* begin *

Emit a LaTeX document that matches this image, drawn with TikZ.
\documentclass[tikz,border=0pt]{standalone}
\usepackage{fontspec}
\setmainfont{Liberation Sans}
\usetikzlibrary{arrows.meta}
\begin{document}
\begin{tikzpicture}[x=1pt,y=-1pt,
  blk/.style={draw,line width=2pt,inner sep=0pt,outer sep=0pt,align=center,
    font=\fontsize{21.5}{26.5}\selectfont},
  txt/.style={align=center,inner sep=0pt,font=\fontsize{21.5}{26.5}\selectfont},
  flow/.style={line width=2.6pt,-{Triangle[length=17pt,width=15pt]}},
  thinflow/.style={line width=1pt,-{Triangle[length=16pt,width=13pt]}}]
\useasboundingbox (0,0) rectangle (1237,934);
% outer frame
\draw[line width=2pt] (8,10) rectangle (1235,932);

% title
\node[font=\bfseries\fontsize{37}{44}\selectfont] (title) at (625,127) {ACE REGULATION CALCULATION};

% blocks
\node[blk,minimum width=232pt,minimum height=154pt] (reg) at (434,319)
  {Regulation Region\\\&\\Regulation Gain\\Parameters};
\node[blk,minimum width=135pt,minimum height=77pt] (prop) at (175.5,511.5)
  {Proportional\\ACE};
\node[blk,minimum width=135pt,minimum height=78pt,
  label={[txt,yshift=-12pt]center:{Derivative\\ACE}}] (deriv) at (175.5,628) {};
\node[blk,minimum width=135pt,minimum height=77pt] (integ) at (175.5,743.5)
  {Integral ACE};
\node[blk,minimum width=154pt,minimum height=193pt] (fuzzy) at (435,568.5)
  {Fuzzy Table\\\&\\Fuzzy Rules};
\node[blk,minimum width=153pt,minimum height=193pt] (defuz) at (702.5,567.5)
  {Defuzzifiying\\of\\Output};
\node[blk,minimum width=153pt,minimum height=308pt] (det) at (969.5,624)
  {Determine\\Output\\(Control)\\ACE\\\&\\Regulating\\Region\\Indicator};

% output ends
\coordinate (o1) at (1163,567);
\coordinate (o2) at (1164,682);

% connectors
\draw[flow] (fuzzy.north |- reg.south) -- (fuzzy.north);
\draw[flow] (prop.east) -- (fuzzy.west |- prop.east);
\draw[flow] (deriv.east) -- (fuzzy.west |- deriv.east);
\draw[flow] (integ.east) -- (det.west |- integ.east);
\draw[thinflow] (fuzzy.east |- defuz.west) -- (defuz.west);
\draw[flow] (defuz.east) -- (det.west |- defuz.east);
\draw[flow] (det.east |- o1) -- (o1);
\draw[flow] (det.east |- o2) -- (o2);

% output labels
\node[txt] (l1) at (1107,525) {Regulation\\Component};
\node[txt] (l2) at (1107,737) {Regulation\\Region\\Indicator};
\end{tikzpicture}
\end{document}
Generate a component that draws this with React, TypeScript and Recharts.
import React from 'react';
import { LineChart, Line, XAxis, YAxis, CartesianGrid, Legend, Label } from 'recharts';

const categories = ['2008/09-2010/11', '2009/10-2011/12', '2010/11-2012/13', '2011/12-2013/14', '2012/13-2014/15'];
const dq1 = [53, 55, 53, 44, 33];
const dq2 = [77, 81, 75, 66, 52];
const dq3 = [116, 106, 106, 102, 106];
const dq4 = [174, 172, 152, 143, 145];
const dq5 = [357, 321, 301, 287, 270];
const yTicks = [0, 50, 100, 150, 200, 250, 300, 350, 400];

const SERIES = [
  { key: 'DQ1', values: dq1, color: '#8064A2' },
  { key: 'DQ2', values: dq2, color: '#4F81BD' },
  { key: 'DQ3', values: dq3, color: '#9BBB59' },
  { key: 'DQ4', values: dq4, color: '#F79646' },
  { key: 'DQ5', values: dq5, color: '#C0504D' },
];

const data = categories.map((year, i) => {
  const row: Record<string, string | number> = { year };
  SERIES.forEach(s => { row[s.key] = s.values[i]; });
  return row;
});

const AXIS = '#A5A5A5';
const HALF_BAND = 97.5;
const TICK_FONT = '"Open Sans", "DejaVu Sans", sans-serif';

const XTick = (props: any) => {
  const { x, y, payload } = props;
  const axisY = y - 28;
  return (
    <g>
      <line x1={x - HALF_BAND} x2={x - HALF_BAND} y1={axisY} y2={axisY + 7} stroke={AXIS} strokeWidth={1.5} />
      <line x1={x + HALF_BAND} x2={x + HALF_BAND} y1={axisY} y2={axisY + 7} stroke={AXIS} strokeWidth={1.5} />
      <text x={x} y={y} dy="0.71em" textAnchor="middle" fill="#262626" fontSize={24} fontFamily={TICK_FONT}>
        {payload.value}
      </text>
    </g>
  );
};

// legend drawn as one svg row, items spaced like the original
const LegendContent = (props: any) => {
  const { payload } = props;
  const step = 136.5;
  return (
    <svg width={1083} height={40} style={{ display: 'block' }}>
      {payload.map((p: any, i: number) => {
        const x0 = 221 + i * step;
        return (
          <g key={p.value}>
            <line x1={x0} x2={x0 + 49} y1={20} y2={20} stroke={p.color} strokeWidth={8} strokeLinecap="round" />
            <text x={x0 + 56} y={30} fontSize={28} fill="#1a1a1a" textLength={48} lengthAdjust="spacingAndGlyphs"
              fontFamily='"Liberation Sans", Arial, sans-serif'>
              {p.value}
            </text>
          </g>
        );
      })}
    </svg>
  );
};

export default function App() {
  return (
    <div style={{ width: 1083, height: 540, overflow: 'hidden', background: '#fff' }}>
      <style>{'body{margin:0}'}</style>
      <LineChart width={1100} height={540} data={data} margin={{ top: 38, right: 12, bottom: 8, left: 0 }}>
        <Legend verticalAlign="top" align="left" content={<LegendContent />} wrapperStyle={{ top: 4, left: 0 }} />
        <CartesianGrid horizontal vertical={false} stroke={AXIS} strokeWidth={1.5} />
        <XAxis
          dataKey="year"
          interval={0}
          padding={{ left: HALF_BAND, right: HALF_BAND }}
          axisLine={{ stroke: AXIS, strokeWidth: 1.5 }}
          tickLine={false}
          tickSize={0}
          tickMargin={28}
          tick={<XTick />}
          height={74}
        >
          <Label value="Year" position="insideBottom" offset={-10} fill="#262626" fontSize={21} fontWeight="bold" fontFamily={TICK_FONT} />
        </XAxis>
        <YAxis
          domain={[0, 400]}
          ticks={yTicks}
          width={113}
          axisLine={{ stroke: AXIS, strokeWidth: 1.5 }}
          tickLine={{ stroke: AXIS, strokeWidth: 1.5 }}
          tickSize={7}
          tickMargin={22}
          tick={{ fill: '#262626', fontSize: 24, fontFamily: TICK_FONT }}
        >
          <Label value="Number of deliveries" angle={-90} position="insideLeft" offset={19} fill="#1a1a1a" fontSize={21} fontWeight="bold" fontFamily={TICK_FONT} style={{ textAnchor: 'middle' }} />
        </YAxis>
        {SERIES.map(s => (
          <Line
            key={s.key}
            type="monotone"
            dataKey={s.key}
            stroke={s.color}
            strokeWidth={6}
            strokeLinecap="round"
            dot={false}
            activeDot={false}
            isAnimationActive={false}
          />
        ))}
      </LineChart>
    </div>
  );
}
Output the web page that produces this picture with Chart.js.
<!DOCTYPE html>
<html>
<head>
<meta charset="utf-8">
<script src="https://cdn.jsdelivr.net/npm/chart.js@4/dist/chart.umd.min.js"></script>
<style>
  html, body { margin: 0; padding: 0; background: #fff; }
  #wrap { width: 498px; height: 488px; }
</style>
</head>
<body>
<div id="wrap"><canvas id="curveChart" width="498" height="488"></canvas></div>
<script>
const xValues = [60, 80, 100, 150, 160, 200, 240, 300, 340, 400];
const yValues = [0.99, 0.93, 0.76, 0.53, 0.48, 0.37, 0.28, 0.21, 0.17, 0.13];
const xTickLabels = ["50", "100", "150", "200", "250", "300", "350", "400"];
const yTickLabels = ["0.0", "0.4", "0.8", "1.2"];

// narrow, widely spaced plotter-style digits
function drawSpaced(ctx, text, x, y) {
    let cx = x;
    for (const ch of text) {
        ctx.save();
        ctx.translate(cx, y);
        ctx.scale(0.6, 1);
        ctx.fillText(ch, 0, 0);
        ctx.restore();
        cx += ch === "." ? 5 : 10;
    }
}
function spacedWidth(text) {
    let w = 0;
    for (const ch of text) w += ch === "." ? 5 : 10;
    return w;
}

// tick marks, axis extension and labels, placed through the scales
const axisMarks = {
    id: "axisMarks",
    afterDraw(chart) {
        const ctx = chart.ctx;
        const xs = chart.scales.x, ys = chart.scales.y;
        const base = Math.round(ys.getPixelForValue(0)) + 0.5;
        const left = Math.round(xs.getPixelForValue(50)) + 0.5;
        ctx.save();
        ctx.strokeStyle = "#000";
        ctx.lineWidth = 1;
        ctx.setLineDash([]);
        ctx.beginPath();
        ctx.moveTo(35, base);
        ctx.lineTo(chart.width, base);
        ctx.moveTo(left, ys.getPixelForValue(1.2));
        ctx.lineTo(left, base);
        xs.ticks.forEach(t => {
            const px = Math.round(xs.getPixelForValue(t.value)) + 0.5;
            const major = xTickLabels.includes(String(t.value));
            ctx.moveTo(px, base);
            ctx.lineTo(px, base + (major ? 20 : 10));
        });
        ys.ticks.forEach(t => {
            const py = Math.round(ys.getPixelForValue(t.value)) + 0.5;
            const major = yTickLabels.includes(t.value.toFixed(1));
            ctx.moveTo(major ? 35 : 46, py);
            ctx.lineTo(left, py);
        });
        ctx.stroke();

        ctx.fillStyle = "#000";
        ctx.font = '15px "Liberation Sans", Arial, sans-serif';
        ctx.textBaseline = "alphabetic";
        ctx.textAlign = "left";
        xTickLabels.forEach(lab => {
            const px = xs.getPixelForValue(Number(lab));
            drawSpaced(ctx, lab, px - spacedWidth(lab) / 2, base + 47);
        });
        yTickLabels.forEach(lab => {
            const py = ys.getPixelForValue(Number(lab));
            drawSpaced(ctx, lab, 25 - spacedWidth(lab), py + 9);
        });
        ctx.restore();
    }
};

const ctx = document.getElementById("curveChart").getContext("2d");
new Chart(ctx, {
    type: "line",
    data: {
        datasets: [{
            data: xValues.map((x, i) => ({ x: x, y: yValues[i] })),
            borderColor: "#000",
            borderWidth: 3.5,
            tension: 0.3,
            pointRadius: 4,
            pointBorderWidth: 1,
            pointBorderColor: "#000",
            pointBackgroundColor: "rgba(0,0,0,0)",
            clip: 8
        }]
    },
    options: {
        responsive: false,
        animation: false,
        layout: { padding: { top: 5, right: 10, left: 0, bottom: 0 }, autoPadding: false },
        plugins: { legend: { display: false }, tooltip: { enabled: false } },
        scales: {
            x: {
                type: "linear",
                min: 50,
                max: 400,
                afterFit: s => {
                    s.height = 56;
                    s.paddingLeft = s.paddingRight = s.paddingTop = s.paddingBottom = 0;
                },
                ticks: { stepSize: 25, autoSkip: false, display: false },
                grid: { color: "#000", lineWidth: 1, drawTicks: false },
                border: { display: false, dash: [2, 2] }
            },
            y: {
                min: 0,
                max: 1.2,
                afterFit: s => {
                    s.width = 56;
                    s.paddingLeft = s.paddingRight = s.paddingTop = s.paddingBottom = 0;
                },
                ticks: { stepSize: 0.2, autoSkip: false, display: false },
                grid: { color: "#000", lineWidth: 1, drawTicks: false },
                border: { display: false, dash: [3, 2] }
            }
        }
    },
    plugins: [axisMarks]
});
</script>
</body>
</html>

* end *

● Given request
How many lines in these records hold the string "that"? Reply with the number alone.

● Output
3